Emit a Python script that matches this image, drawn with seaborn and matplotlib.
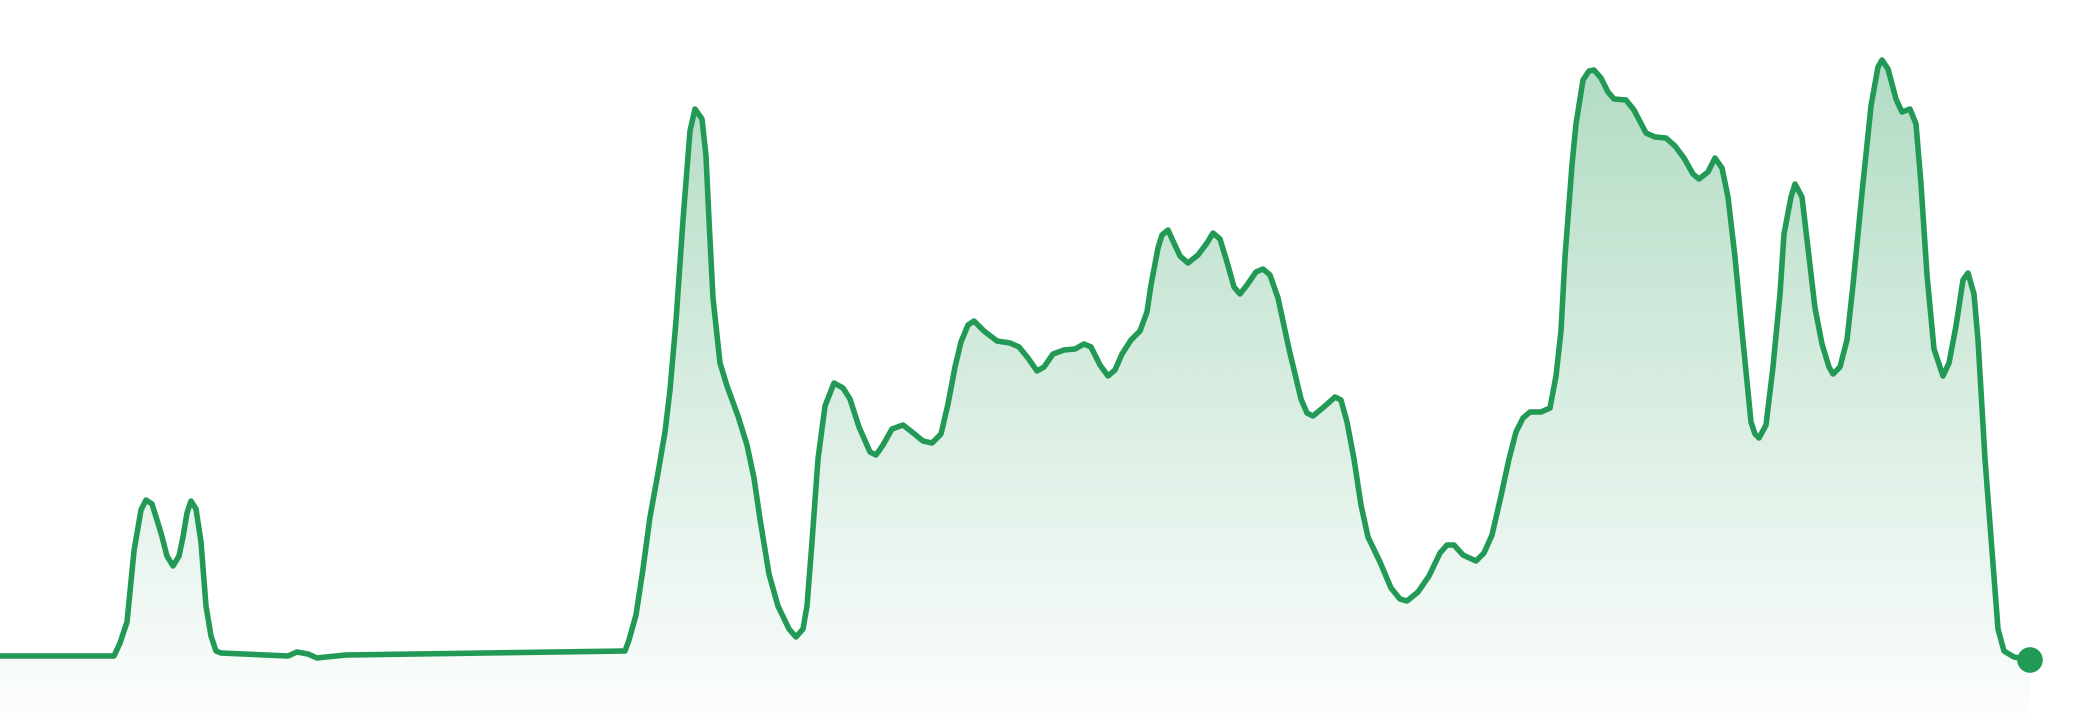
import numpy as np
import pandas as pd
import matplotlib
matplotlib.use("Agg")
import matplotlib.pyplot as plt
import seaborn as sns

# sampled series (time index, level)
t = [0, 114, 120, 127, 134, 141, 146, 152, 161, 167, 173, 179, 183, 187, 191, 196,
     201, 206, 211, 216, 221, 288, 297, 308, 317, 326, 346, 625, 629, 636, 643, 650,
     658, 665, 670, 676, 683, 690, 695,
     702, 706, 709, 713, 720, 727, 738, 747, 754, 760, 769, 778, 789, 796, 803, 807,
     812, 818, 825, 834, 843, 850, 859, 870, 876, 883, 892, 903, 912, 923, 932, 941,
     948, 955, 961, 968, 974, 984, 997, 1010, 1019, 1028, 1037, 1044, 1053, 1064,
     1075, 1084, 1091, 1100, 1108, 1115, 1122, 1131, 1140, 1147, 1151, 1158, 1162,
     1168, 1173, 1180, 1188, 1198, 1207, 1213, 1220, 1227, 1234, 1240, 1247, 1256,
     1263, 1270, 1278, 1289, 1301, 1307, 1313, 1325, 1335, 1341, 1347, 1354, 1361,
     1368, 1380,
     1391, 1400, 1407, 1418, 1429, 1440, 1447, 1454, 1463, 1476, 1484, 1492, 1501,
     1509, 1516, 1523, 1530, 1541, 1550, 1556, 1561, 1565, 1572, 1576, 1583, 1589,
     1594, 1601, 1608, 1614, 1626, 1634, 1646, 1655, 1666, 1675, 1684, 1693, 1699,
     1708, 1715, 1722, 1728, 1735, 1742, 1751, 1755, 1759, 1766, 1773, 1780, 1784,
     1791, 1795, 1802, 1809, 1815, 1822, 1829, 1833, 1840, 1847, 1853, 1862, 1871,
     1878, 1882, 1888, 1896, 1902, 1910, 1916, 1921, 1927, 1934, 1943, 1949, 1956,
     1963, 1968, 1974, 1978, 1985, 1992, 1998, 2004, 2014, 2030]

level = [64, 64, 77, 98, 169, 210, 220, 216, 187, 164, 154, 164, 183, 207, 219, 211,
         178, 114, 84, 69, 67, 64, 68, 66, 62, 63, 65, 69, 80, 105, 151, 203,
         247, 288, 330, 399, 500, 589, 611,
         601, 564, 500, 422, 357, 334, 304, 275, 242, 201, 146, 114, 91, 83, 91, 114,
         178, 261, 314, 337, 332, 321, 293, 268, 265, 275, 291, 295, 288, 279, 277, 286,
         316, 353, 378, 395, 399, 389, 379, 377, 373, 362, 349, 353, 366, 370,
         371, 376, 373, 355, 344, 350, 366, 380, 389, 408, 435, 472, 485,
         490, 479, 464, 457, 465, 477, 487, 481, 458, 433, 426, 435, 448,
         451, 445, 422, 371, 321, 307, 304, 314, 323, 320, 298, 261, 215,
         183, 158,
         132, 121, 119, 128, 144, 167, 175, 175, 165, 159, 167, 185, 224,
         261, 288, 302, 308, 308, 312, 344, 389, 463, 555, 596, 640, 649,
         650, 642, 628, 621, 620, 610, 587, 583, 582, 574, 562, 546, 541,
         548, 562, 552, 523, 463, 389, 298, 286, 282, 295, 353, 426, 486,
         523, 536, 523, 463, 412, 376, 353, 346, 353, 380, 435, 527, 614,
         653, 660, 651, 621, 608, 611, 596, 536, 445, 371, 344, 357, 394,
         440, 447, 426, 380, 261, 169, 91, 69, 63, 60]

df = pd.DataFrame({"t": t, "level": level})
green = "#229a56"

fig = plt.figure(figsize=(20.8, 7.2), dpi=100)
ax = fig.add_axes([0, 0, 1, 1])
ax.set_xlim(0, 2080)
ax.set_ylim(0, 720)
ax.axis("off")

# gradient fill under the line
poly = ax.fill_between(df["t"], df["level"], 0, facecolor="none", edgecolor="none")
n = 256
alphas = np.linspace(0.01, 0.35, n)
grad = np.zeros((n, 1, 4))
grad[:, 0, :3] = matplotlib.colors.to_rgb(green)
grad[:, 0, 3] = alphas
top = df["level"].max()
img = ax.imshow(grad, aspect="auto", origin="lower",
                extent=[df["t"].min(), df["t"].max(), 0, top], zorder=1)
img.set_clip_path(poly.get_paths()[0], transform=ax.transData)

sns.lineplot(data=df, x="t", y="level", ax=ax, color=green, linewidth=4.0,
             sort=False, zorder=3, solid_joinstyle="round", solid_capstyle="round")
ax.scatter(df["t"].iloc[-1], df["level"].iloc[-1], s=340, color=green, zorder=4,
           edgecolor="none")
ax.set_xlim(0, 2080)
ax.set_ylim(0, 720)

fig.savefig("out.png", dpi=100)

■ Written problem
In the listing, find each line with the string "seaborn" and copy it.

■ Response
Emit a Python script that matches this image, drawn with seaborn and matplotlib.
import seaborn as sns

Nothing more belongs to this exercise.